Iris Häussler is a conceptual- and installation art artist of German origin. She lives in Toronto, Canada. Many of Häussler's works are detailed, hyperrealistic installations that can be decoded as narratives. Recurring topics in her work include social origins, such as family ties /relationships, and physical origins, such as biographies or emigration.
Häussler studied at the Munich Academy of Fine Arts under Heribert Sturm with a focus on sculpture and has shown widely throughout Europe before her move to Toronto in 2001. Recognitions received include a scholarship of the German National Merit Foundation, the Karl-Hofer Prize of the Berlin Academy of Fine Arts and a Kunstfonds Fellowship. Besides sculptural work and sketches, Häussler is currently best known for her immersive installations. With these installations, she creates "synthetic memories" by presenting the living situations of fictitious protagonists who have arranged their lives somewhere between obsession and art.

 

David Hoffos

In 1994, David Hoffos received a BFA with distinction from the University of Lethbridge. Since 1992 Hoffos has maintained an active exhibition schedule – with over 30 solo exhibitions, including Catastrophe, 1998 (Illingworth Kerr Gallery, Calgary; Fundació Joan Miró, Barcelona; Or Gallery, Vancouver; and Blackwood Gallery, Mississauga) and Another City, 1999-2002 (Southern Alberta Art Gallery, Lethbridge; Trépanier Baer, Calgary; Joao Graça, Lisbon; The Art Gallery of Ontario, Toronto; and Museé des Beaux-Arts, Montréal). In 2003 Hoffos launched the first phase of Scenes from the House Dream, a five-year series of linked installations. His single-channel video/installation work has been shown in festivals in over twenty countries, and he recently represented Canada at the 48th Oberhausen Short Film Festival, Germany. Hoffos has received awards including 2nd place in the inaugural Sobey Art Award, December 2002; the 2004 York Wilson Endowment Award; Images Grand Prize,2007; and a Long-Term Visual Arts Project Grant, 2008.

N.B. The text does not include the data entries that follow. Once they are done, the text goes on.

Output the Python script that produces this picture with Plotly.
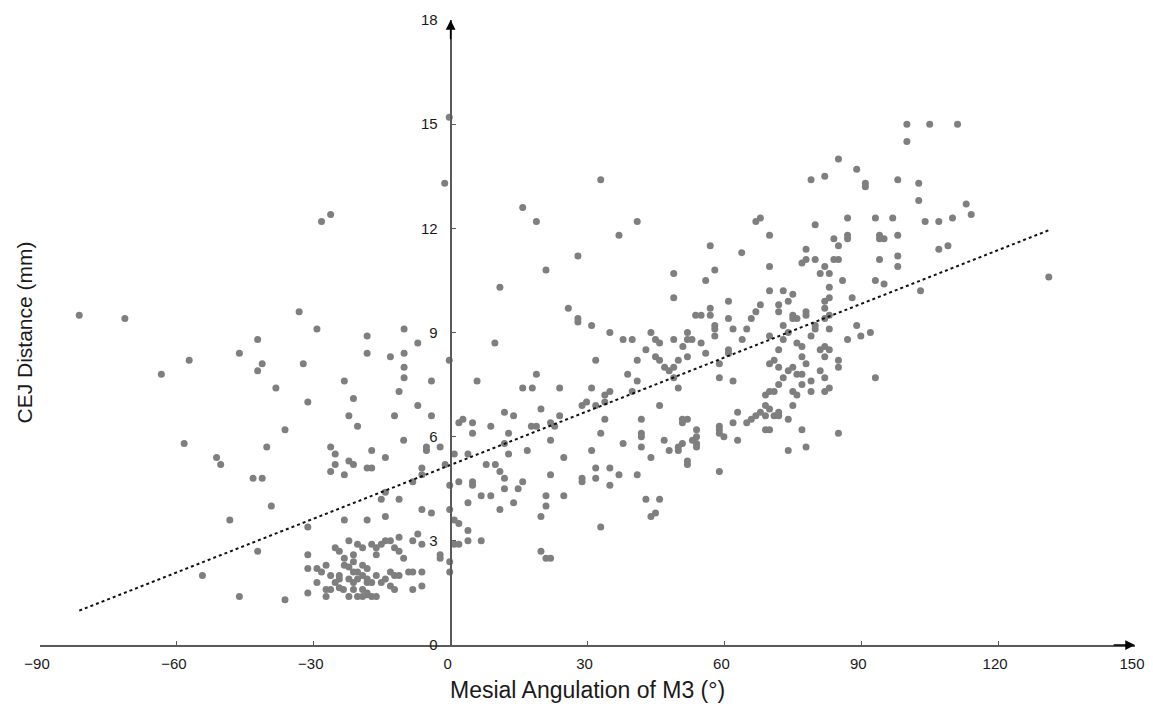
import plotly.graph_objects as go

# Mesial angulation of M3 (degrees)
angle = [
    -81.4, -71.4, -33.2, -29.3, -42.3, -46.3, -57.3, -41.3, -42.3, -32.3, -63.4, -38.3, -31.3, -36.3, -58.4,
    -40.3, -51.3, -50.4, -43.3, -41.3, -39.3, -48.4, -31.3, -42.3, -31.3, -54.4, -46.3, -36.3, -31.3, -29.3,
    -28.3, -27.3, -29.3, -31.3, -27.3, -27.3,
    -23.3, -21.3, -11.3, -4.2, -22.3, -20.4, -12.3, -7.2, -4.2, -10.3, -26.3, -25.3, -17.3, -14.3, -5.3, -5.3,
    -2.3, -22.3, -21.3, -25.3, -26.3, -23.3, -18.3, -17.3, -6.3, -8.3, -6.3, -1.2, -14.3, -15.2, -11.3, -6.3,
    -4.2, -23.3, -18.3, -14.3, -2.3, -2.3, -0.2, -0.2, -0.2, -0.2,
    -11.3, -14.3, -13.2, -15.2, -17.3, -22.3, -20.4, -19.3, -25.3, -8.3, -7.2, -6.3, -24.4, -21.3, -16.3, -12.3,
    -11.3, -16.3, -10.3, -23.3, -21.3, -23.3, -22.3, -19.3, -18.3, -20.4, -21.3, -26.3, -24.4, -22.3, -19.3,
    -18.3, -16.3, -14.3, -13.2, -12.3, -11.3, -9.2, -8.3, -6.3, -24.4, -25.3, -20.4, -18.3, -17.3, -15.2, -13.2,
    -26.3, -24.4, -23.5, -21.3, -19.3, -18.3, -12.3, -6.3, -8.3, -22.3, -20.4, -17.3, -16.3, -18.3, -19.3, -21.3,
    -0.3, -1.3, -28.3, -26.3, -18.3, -18.3, -13.2, -10.2, -10.2, -10.2, -10.2, -7.2, -0.3,
    32.9, 15.8, 18.8, 40.9, 36.9, 27.9, 20.9, 10.8, 48.9, 48.9, 53.7, 25.8, 27.9, 27.9, 30.9, 34.9, 37.8, 39.8,
    43.9, 44.9, 45.8, 48.9, 51.9, 51.9, 52.9, 50.9, 42.8, 44.9, 45.8, 51.9, 49.9, 40.9, 31.8, 46.9, 47.9, 48.9,
    48.9, 38.8, 40.9, 18.8, 9.7, 5.8, 15.8, 17.9, 23.9, 30.9, 49.9,
    34.9, 33.8, 39.8, 28.8, 29.8, 31.8, 33.8, 19.8, 23.9, 11.8, 13.8, 1.8, 2.7, 4.8, 4.8, 8.8, 17.7, 18.8, 21.9,
    22.8, 33.8, 45.8, 41.8, 41.8, 41.8, 41.8, 50.8, 51.9, 50.8, 53.9, 53.0, 53.9, 53.9, 50.8, 49.9, 49.9, 46.8,
    47.9, 51.9, 51.9, 53.9, 43.9, 37.8, 32.9, 30.9, 21.9, 12.7, 11.8, 12.7, 16.8, 3.8, 0.8, 7.8, 9.8, 10.8, 11.8,
    11.8, 15.8, 14.8, 1.8, 4.8, 4.8, 6.7, 8.8, 3.8, 10.8, 13.8, 21.9, 24.8, 24.8, 20.9, 20.9, 19.8, 28.8, 28.8,
    31.8, 31.8, 34.9, 34.9, 36.9, 40.9, 42.8, 45.8, 43.9, 44.9, 32.9, 19.8, 20.9, 21.9, 0.8, 1.8, 3.8, 3.8, 6.7,
    0.8, 1.8,
    100.0, 100.0, 85.0, 89.0, 82.0, 79.0, 90.9, 90.9, 98.0, 102.6, 102.6, 66.9, 67.9, 79.9, 87.0, 93.1, 96.9,
    69.9, 84.0, 87.0, 87.0, 85.0, 94.0, 94.0, 95.0, 98.0, 56.9, 63.8, 77.9, 77.0, 77.9, 79.9, 84.0, 85.0, 82.0,
    81.0, 83.0, 69.9, 94.0, 98.0, 98.0, 57.9, 55.9, 85.9, 93.1, 95.0, 69.9, 72.9, 75.0, 83.0, 74.0, 71.9, 67.9,
    66.9, 60.9, 56.9, 56.9, 54.9, 71.9, 75.0, 75.0, 75.9, 77.9, 77.9, 82.0, 82.0, 83.0, 83.0, 82.0, 88.0, 60.9,
    65.9, 57.9, 57.9, 57.9, 61.9, 64.9, 72.9, 79.9, 79.9, 83.0, 89.0, 54.9, 63.9, 69.9, 72.9, 74.0, 79.0, 87.0,
    89.9, 92.0, 60.9, 60.9, 55.9, 58.9, 71.9, 75.9, 77.0, 81.0, 82.0, 83.0, 82.0, 85.0, 85.0, 77.0, 77.9, 69.9,
    70.9, 71.9, 74.0, 75.0, 75.9, 77.0, 72.9, 81.0, 82.0, 79.0, 77.0, 71.9, 93.1, 58.9, 61.9,
    82.0, 83.0, 79.0, 75.0, 75.9, 69.0, 69.9, 70.9, 75.0, 69.0, 69.9, 71.9, 70.9, 71.9, 69.0, 67.9, 66.9, 65.9,
    64.9, 62.9, 61.9, 74.0, 69.0, 69.9, 77.0, 85.0, 58.9, 58.9, 59.9, 58.9, 62.9, 74.0, 77.9, 58.9,
    105.0, 111.1, 113.0, 114.1, 104.0, 107.0, 110.0, 107.0, 109.0, 103.0, 131.1,
]

# CEJ distance (mm)
cej = [
    9.5, 9.4, 9.6, 9.1, 8.8, 8.4, 8.2, 8.1, 7.9, 8.1, 7.8, 7.4, 7.0, 6.2, 5.8,
    5.7, 5.4, 5.2, 4.8, 4.8, 4.0, 3.6, 3.4, 2.7, 2.6, 2.0, 1.4, 1.3, 2.2, 2.2,
    2.1, 2.3, 1.8, 1.5, 1.6, 1.4,
    7.6, 7.1, 7.3, 7.6, 6.6, 6.3, 6.6, 6.9, 6.6, 5.9, 5.7, 5.5, 5.6, 5.4, 5.7, 5.6,
    5.7, 5.3, 5.2, 5.2, 5.0, 4.9, 5.1, 5.1, 5.1, 4.7, 4.9, 5.2, 4.4, 4.2, 4.2, 3.9,
    3.8, 3.6, 3.6, 3.7, 2.6, 2.5, 4.6, 3.9, 2.4, 2.1,
    3.1, 3.0, 3.0, 2.9, 2.9, 3.0, 2.9, 2.8, 2.8, 3.0, 3.2, 2.9, 2.7, 2.6, 2.8, 2.8,
    2.7, 2.6, 2.5, 2.5, 2.4, 2.3, 2.25, 2.3, 2.2, 2.1, 2.1, 2.0, 2.0, 1.9, 2.0,
    1.9, 2.0, 1.9, 2.1, 2.0, 2.0, 2.1, 2.1, 2.1, 1.9, 1.8, 1.9, 1.8, 1.8, 1.8, 1.7,
    1.6, 1.65, 1.6, 1.6, 1.6, 1.5, 1.6, 1.7, 1.6, 1.4, 1.4, 1.4, 1.4, 1.45, 1.4, 1.8,
    15.2, 13.3, 12.2, 12.4, 8.9, 8.4, 8.3, 9.1, 8.4, 8.0, 7.7, 8.7, 8.2,
    13.4, 12.6, 12.2, 12.2, 11.8, 11.2, 10.8, 10.3, 10.7, 10.0, 9.5, 9.7, 9.4, 9.3, 9.2, 9.0, 8.8, 8.8,
    9.0, 8.8, 8.7, 8.8, 9.0, 8.8, 8.8, 8.6, 8.5, 8.3, 8.2, 8.3, 8.2, 8.2, 8.2, 8.0, 7.9, 8.0,
    7.7, 7.8, 7.6, 7.8, 8.7, 7.6, 7.4, 7.4, 7.4, 7.4, 7.4,
    7.3, 7.2, 7.3, 6.9, 7.0, 6.9, 7.0, 6.8, 6.6, 6.7, 6.6, 6.4, 6.5, 6.4, 6.1, 6.3, 6.3, 6.3, 6.4,
    6.3, 6.5, 6.9, 6.5, 6.1, 6.0, 5.7, 6.5, 6.5, 6.4, 6.2, 5.9, 6.0, 5.8, 5.8, 5.7, 5.6, 5.9,
    5.6, 5.3, 5.2, 5.7, 5.4, 5.8, 6.1, 5.6, 5.9, 6.1, 5.8, 5.5, 5.6, 5.5, 5.5, 5.2, 5.2, 5.0, 4.8,
    4.5, 4.7, 4.5, 4.7, 4.7, 4.6, 4.3, 4.3, 4.1, 3.9, 4.1, 4.9, 5.4, 4.3, 4.3, 4.0, 3.7, 4.8, 4.7,
    5.1, 4.8, 5.1, 4.6, 4.9, 4.9, 4.2, 4.2, 3.7, 3.8, 3.4, 2.7, 2.5, 2.5, 3.6, 3.5, 3.3, 3.0, 3.0,
    2.9, 2.9,
    15.0, 14.5, 14.0, 13.7, 13.5, 13.4, 13.3, 13.2, 13.4, 13.3, 12.8, 12.2, 12.3, 12.1, 12.3, 12.3, 12.3,
    11.8, 11.7, 11.8, 11.7, 11.5, 11.8, 11.7, 11.7, 11.8, 11.5, 11.3, 11.4, 11.0, 11.1, 11.1, 11.1, 11.1, 10.9,
    10.7, 10.7, 10.9, 11.1, 11.2, 10.9, 10.8, 10.5, 10.5, 10.5, 10.4, 10.2, 10.2, 10.1, 10.3, 9.9, 9.8, 9.8,
    9.6, 9.9, 9.7, 9.5, 9.5, 9.6, 9.5, 9.4, 9.4, 9.6, 9.5, 9.9, 9.7, 10.0, 9.5, 9.4, 10.0, 9.4,
    9.4, 9.2, 9.1, 8.9, 9.1, 9.1, 9.2, 9.2, 9.1, 9.1, 9.2, 8.7, 8.8, 8.9, 8.8, 9.0, 8.9, 8.8,
    8.9, 9.0, 8.5, 8.4, 8.4, 8.1, 8.5, 8.7, 8.6, 8.5, 8.6, 8.5, 8.3, 8.2, 8.0, 8.3, 8.1, 8.1,
    8.2, 8.0, 7.9, 8.0, 7.8, 7.8, 7.7, 7.9, 7.7, 7.6, 7.5, 7.5, 7.7, 7.7, 7.6,
    7.3, 7.4, 7.3, 7.3, 7.2, 7.2, 7.3, 7.3, 6.9, 6.9, 6.8, 6.7, 6.6, 6.6, 6.6, 6.7, 6.6, 6.5,
    6.4, 6.7, 6.4, 6.5, 6.2, 6.2, 6.2, 6.1, 6.3, 6.2, 6.0, 6.1, 5.9, 5.6, 5.7, 5.0,
    15.0, 15.0, 12.7, 12.4, 12.2, 12.2, 12.3, 11.4, 11.5, 10.2, 10.6,
]

# Linear trendline end points
trend_x = [-81.4, 131.0]
trend_y = [0.99, 11.94]

x_ticks = [-90, -60, -30, 0, 30, 60, 90, 120, 150]
y_ticks = [0, 3, 6, 9, 12, 15, 18]

axis_color = "#5a5a5a"
text_color = "#1a1a1a"
font_family = "Liberation Sans, Arial, sans-serif"

fig = go.Figure()
fig.add_trace(go.Scatter(
    x=angle, y=cej, mode="markers",
    marker=dict(color="#7f7f7f", size=7, line=dict(width=0)),
    showlegend=False, cliponaxis=False,
))
fig.add_trace(go.Scatter(
    x=trend_x, y=trend_y, mode="lines",
    line=dict(color="#111111", width=2, dash="dot"),
    showlegend=False,
))

x_pos = (0 - x_ticks[0]) / (x_ticks[-1] - x_ticks[0])

fig.update_layout(
    width=1145, height=696,
    margin=dict(l=32, r=18, t=12, b=59, autoexpand=False),
    plot_bgcolor="white", paper_bgcolor="white",
    font=dict(family=font_family, color=text_color),
    xaxis=dict(
        range=[x_ticks[0], x_ticks[-1]], tickvals=x_ticks,
        automargin=False,
        showgrid=False, zeroline=False,
        showline=True, linecolor=axis_color, linewidth=2,
        ticks="inside", ticklen=4, tickcolor=axis_color,
        ticklabelstandoff=4, ticklabeloverflow="allow", ticklabelshift=-3,
        tickfont=dict(size=15, family=font_family, color=text_color),
    ),
    yaxis=dict(
        range=[y_ticks[0], y_ticks[-1]], tickvals=y_ticks,
        automargin=False,
        anchor="free", position=x_pos,
        showgrid=False, zeroline=False,
        showline=True, linecolor=axis_color, linewidth=2,
        ticks="inside", ticklen=4, tickcolor=axis_color,
        ticklabelstandoff=9, ticklabeloverflow="allow",
        tickfont=dict(size=15, family=font_family, color=text_color),
    ),
    annotations=[
        dict(x=x_ticks[-1], y=0, ax=x_ticks[-1] - 5, ay=0, xref="x", yref="y",
             axref="x", ayref="y", showarrow=True, arrowhead=2, arrowsize=1.3,
             arrowwidth=1.5, arrowcolor="black", text=""),
        dict(x=0, y=y_ticks[-1], ax=0, ay=y_ticks[-1] - 0.6, xref="x", yref="y",
             axref="x", ayref="y", showarrow=True, arrowhead=2, arrowsize=1.3,
             arrowwidth=1.5, arrowcolor="black", text=""),
        dict(text="Mesial Angulation of M3 (°)", x=0.5, y=-0.072, xref="paper", yref="paper",
             xanchor="center", yanchor="middle", showarrow=False,
             font=dict(size=23, family=font_family, color=text_color)),
        dict(text="CEJ Distance (mm)", x=-0.0146, y=0.5, xref="paper", yref="paper",
             xanchor="center", yanchor="middle", textangle=-90, showarrow=False,
             font=dict(size=21, family=font_family, color=text_color)),
    ],
)

fig.write_html("out.html")
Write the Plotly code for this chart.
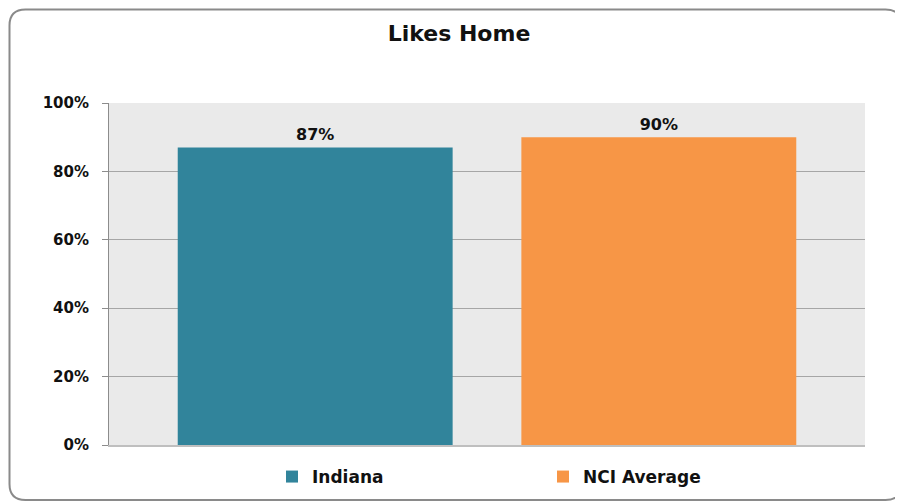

“Scenes from the House Dream”, is a series of miniature dioramas and life-sized cut-outs layered with ethereal projections that David Hoffos began in 2003 and completed in 2008. The House Dream, simply put, is that recurring, nocturnal vision of a place so many of us visit while sleeping, but can’t quite locate in wakefulness. Here it also becomes a portal into the inner workings of Hoffos’ mind — which, by his own admission, can be a dark place in more ways than one”.

The House Dream exhibit was initially shown in Hoffos’ hometown of Lethbridge, Alberta, before travelling to the National Gallery of Canada. From there the exhibit toured to Halifax, Nova Scotia and then on to the Museum of Contemporary Canadian Art, Toronto, where it will remain until December 2010. For the exhibition, Breaking and Entering: The House Cut, Spliced and Haunted the artist genourously allowed curator Susan Edelstein to borrow specific works from the national tour, “Scenes from the House Dream”, which will continue to tour again in the fall of 2011.

David Hoffos lives and works in Lethbridge, Alberta. He is represented by Trépanier Baer, Calgary.